**Written request:**
Filter out everything except lines holding "chart".

[Records from a collection]
────────────────────────────────────────
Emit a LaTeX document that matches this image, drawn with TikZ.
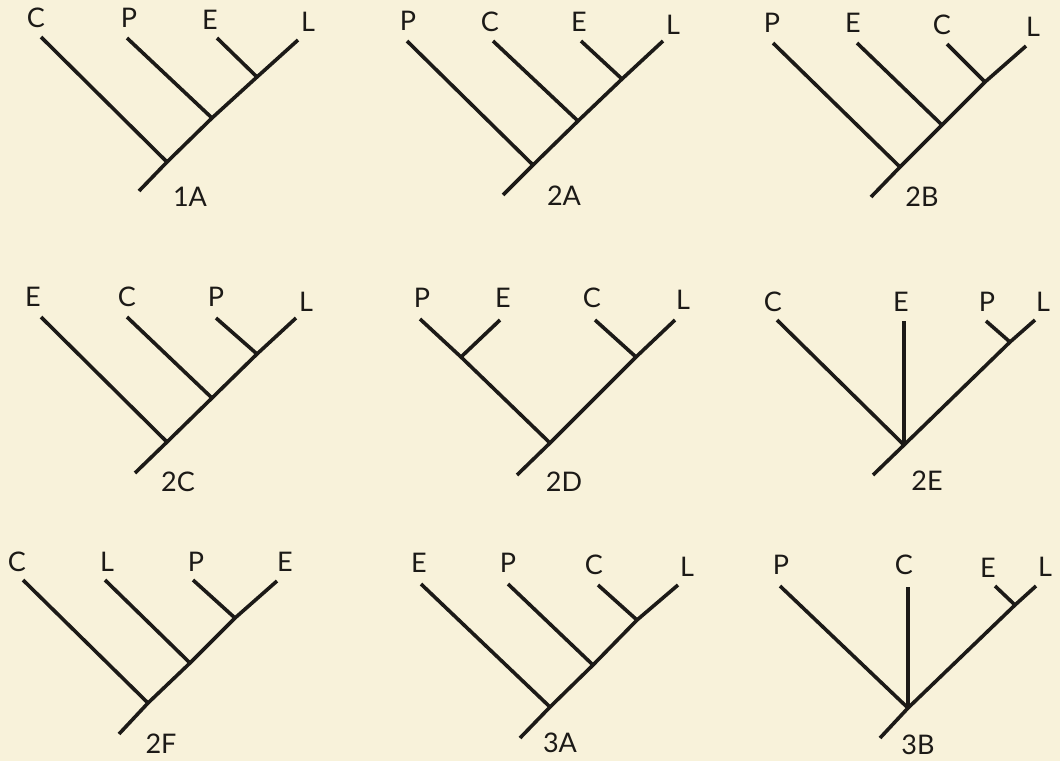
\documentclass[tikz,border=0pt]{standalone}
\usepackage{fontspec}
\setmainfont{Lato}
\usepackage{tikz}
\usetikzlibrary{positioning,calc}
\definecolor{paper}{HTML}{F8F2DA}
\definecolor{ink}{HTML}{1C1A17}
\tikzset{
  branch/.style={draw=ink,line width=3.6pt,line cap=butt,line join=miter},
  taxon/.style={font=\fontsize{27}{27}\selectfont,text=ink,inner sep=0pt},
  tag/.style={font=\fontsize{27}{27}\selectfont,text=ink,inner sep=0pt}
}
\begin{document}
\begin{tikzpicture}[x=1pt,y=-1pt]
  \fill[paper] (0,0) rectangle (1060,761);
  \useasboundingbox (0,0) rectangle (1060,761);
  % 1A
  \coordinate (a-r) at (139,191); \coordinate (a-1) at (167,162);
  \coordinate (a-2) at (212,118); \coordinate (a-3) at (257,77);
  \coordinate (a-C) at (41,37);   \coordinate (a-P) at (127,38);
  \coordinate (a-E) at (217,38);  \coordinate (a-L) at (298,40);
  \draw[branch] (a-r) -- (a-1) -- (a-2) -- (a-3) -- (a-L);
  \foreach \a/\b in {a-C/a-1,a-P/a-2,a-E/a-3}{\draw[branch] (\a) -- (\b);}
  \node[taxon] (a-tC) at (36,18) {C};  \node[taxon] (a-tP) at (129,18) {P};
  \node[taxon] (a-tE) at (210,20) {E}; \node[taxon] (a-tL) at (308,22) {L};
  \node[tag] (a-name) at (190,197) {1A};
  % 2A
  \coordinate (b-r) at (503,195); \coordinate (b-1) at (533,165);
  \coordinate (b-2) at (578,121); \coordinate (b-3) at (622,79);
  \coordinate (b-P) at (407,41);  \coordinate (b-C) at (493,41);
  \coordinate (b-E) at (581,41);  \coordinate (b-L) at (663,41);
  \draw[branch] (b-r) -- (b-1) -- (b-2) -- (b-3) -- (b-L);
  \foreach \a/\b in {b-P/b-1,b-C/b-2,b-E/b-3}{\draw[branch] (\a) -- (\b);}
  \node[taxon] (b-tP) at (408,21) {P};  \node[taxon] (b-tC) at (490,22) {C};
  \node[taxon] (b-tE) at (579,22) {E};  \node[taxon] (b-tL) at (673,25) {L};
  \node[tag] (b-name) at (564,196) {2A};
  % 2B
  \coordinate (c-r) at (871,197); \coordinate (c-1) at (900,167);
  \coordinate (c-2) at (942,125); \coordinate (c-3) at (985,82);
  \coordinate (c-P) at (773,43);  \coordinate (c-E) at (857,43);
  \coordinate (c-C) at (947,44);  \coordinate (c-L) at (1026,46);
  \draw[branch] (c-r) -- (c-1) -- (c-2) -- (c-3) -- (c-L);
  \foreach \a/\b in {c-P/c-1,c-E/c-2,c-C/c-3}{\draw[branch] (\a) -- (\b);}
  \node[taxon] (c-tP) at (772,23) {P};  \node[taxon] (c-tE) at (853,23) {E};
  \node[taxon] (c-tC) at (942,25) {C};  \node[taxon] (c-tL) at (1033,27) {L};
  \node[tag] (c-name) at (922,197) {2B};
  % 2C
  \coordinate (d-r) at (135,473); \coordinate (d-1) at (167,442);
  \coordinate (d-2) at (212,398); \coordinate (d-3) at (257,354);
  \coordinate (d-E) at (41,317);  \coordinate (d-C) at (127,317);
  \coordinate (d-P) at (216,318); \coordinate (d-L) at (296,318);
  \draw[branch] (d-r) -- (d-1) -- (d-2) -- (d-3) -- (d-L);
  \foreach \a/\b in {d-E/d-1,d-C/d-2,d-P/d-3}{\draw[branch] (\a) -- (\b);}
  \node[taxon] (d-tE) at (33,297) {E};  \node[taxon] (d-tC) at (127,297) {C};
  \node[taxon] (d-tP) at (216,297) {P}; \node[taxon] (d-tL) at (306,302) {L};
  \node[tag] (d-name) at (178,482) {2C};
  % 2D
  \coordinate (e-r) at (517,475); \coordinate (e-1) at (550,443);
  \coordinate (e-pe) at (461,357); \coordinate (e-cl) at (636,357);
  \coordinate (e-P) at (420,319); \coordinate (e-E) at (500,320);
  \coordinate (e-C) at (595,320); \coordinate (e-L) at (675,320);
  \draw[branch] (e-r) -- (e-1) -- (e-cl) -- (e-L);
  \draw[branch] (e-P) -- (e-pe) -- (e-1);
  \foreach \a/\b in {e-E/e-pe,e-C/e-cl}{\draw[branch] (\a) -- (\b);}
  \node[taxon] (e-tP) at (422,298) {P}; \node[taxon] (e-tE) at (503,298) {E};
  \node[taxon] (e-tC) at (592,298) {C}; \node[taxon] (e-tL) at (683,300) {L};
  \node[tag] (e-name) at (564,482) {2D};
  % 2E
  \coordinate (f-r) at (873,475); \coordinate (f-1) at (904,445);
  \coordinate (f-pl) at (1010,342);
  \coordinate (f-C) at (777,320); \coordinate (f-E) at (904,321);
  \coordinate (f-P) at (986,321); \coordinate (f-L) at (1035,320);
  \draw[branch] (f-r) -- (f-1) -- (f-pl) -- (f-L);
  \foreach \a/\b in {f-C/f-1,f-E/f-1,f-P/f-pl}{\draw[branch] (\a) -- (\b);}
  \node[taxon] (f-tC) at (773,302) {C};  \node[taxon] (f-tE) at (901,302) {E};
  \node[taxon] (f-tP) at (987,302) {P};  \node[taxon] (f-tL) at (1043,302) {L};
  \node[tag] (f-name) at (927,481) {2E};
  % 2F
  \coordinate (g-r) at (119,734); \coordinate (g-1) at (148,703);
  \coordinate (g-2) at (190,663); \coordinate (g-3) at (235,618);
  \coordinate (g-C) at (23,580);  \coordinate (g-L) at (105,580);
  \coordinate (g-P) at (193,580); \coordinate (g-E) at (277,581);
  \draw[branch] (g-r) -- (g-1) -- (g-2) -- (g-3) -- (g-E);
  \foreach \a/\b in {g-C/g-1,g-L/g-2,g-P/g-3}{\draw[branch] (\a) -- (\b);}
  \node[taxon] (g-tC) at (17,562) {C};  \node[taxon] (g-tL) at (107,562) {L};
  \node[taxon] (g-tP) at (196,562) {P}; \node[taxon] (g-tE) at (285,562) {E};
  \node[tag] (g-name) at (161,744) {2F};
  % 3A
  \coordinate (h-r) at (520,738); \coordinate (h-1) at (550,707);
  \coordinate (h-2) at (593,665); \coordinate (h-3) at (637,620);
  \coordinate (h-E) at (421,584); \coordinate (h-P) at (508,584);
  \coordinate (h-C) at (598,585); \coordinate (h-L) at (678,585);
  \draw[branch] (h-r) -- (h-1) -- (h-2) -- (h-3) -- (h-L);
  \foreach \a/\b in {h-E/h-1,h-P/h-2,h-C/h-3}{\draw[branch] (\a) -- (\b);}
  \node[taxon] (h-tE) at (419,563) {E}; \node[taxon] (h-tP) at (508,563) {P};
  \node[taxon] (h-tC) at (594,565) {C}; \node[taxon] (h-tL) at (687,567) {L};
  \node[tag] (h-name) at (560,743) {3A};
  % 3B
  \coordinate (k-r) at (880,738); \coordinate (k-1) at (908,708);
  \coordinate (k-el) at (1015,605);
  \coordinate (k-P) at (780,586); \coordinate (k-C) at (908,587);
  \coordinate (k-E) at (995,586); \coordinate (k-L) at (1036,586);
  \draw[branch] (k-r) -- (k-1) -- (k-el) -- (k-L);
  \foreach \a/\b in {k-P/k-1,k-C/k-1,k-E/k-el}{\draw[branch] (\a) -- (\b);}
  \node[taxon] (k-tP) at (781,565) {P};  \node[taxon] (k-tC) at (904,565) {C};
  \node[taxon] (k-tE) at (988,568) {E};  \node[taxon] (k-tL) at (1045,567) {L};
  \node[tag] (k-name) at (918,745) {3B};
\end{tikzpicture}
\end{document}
────────────────────────────────────────
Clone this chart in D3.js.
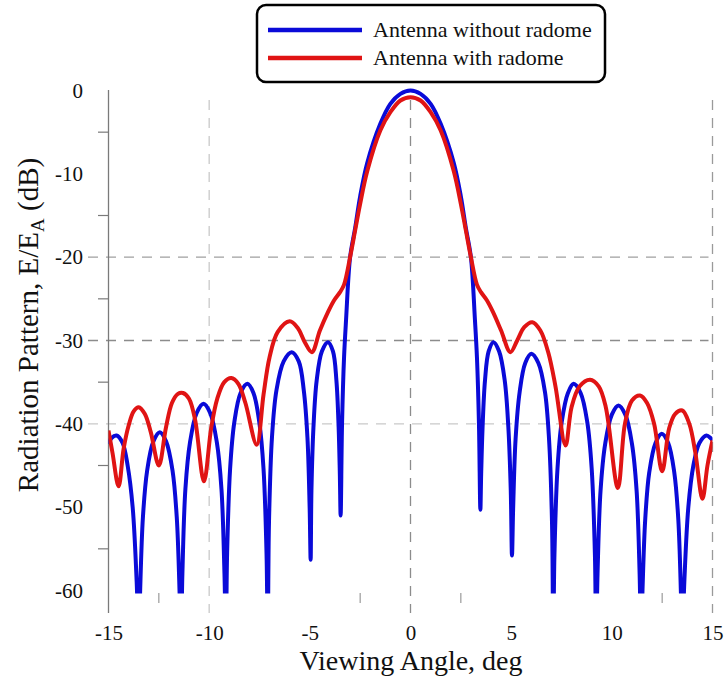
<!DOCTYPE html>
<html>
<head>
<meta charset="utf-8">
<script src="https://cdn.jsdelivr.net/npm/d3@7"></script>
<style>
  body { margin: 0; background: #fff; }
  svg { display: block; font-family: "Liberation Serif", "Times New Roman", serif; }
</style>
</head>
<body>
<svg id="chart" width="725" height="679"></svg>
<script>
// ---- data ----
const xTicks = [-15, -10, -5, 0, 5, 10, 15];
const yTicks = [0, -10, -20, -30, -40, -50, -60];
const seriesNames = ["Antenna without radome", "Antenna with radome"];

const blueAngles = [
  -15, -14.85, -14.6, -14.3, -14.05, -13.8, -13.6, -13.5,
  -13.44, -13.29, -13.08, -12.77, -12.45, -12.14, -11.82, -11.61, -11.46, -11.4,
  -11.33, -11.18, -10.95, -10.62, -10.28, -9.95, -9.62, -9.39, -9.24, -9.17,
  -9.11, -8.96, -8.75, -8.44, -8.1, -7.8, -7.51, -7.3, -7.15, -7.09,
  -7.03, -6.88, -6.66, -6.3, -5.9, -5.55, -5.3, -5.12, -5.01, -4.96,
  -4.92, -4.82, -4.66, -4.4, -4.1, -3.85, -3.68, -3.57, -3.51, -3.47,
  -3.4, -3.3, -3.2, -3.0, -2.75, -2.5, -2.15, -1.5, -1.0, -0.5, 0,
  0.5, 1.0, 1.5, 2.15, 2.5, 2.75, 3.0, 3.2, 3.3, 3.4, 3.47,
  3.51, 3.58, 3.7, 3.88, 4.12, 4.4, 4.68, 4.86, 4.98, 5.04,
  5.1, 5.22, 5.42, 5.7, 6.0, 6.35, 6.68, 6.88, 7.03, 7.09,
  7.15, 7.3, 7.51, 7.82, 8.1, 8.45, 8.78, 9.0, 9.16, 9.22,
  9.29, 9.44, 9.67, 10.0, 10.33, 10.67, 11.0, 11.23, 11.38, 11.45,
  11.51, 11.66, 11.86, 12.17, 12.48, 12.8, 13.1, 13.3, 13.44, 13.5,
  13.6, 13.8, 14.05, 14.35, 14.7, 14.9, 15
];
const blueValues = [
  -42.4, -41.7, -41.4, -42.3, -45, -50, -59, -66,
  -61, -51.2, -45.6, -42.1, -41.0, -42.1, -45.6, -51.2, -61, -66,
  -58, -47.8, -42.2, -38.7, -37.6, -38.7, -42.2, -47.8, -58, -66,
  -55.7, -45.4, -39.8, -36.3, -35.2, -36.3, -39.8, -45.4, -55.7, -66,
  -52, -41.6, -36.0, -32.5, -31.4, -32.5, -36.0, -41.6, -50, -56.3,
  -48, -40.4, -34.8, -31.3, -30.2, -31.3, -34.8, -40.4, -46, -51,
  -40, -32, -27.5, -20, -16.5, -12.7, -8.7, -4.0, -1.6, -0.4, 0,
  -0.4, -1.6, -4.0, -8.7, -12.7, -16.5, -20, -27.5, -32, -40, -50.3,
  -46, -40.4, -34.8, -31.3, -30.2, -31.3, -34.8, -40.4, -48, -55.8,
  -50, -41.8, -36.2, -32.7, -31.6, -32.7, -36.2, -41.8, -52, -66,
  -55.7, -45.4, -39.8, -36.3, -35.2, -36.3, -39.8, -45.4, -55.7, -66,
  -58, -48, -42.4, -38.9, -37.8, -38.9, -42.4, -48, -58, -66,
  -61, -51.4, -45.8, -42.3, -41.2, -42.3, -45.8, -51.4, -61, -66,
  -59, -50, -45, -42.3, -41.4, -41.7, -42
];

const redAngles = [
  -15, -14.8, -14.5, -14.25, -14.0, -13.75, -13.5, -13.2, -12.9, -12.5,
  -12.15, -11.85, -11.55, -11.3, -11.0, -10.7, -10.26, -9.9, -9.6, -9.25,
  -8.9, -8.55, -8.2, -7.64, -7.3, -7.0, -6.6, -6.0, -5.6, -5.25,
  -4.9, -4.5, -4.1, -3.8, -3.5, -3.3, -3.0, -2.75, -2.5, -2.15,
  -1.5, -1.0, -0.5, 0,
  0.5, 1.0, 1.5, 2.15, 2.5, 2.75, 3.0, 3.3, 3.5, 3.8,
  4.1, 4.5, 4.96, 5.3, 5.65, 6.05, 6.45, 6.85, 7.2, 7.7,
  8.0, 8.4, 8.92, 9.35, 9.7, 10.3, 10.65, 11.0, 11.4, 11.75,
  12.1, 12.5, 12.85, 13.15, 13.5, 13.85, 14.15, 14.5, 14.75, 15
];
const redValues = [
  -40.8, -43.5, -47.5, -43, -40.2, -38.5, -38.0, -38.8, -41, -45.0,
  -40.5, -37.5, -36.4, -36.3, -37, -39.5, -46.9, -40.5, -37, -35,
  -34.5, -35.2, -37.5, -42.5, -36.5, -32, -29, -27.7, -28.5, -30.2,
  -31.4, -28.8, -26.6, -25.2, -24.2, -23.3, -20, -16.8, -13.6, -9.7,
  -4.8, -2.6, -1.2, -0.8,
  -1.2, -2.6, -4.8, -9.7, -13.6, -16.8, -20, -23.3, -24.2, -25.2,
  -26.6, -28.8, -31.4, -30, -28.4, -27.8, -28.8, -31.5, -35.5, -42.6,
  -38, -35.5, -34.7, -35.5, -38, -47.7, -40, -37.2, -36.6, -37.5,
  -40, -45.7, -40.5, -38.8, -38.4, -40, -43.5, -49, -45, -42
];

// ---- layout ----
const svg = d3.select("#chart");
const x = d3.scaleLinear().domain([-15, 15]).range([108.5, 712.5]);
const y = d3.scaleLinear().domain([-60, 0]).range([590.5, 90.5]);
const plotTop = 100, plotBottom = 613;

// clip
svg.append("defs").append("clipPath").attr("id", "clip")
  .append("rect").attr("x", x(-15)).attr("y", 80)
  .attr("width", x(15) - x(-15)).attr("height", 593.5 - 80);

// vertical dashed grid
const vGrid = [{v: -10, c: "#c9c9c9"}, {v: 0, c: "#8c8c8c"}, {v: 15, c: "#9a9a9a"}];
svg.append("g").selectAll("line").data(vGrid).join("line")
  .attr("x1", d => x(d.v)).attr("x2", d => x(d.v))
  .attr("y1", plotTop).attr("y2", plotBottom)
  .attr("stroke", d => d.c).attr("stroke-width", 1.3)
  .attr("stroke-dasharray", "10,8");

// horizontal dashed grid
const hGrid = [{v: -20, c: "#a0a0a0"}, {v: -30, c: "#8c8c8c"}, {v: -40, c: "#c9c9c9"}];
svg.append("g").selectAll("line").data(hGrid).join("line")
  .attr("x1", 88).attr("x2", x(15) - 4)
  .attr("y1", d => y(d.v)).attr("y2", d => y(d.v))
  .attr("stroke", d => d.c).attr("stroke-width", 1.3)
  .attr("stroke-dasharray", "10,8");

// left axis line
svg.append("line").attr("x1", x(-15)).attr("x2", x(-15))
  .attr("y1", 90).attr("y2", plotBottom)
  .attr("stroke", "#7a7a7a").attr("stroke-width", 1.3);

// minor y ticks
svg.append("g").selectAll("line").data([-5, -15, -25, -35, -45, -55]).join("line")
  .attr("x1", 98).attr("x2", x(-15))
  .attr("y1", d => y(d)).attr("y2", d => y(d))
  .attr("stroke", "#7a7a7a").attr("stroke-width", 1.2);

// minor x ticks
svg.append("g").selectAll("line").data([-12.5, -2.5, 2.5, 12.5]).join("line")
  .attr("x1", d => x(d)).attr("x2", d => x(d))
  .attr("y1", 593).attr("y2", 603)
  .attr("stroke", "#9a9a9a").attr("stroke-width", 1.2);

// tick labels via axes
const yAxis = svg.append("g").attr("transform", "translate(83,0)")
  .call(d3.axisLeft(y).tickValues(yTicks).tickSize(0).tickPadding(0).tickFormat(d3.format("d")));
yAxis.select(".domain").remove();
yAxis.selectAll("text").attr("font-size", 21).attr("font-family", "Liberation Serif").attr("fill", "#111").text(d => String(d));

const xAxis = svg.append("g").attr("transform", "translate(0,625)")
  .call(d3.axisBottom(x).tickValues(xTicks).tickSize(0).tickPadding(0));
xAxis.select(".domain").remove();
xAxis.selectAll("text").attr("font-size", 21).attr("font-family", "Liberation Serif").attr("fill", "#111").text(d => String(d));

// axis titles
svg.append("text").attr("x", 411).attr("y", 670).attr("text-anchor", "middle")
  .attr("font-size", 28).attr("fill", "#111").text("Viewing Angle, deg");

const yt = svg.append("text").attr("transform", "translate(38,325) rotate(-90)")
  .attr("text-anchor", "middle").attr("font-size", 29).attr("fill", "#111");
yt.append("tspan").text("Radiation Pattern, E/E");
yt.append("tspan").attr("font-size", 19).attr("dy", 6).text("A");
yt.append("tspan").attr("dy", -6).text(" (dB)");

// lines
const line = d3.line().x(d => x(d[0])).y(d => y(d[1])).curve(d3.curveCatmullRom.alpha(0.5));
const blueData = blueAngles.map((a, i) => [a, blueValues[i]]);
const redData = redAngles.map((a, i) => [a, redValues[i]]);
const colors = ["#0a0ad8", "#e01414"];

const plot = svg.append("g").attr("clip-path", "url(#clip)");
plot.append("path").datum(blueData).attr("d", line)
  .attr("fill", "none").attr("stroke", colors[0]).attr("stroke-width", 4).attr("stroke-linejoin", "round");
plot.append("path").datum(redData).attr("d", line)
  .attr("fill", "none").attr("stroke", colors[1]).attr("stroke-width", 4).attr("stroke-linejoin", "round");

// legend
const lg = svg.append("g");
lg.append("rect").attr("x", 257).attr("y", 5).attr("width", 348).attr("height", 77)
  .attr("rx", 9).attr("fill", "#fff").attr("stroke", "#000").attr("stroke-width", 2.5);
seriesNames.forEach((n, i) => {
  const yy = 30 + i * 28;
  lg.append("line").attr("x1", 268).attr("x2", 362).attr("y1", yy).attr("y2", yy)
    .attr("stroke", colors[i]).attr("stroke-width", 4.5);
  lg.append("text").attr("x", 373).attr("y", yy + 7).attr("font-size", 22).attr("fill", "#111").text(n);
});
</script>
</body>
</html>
────────────────────────────────────────
**Written response:**
Clone this chart in D3.js.
<svg id="chart" width="725" height="679"></svg>
const svg = d3.select("#chart");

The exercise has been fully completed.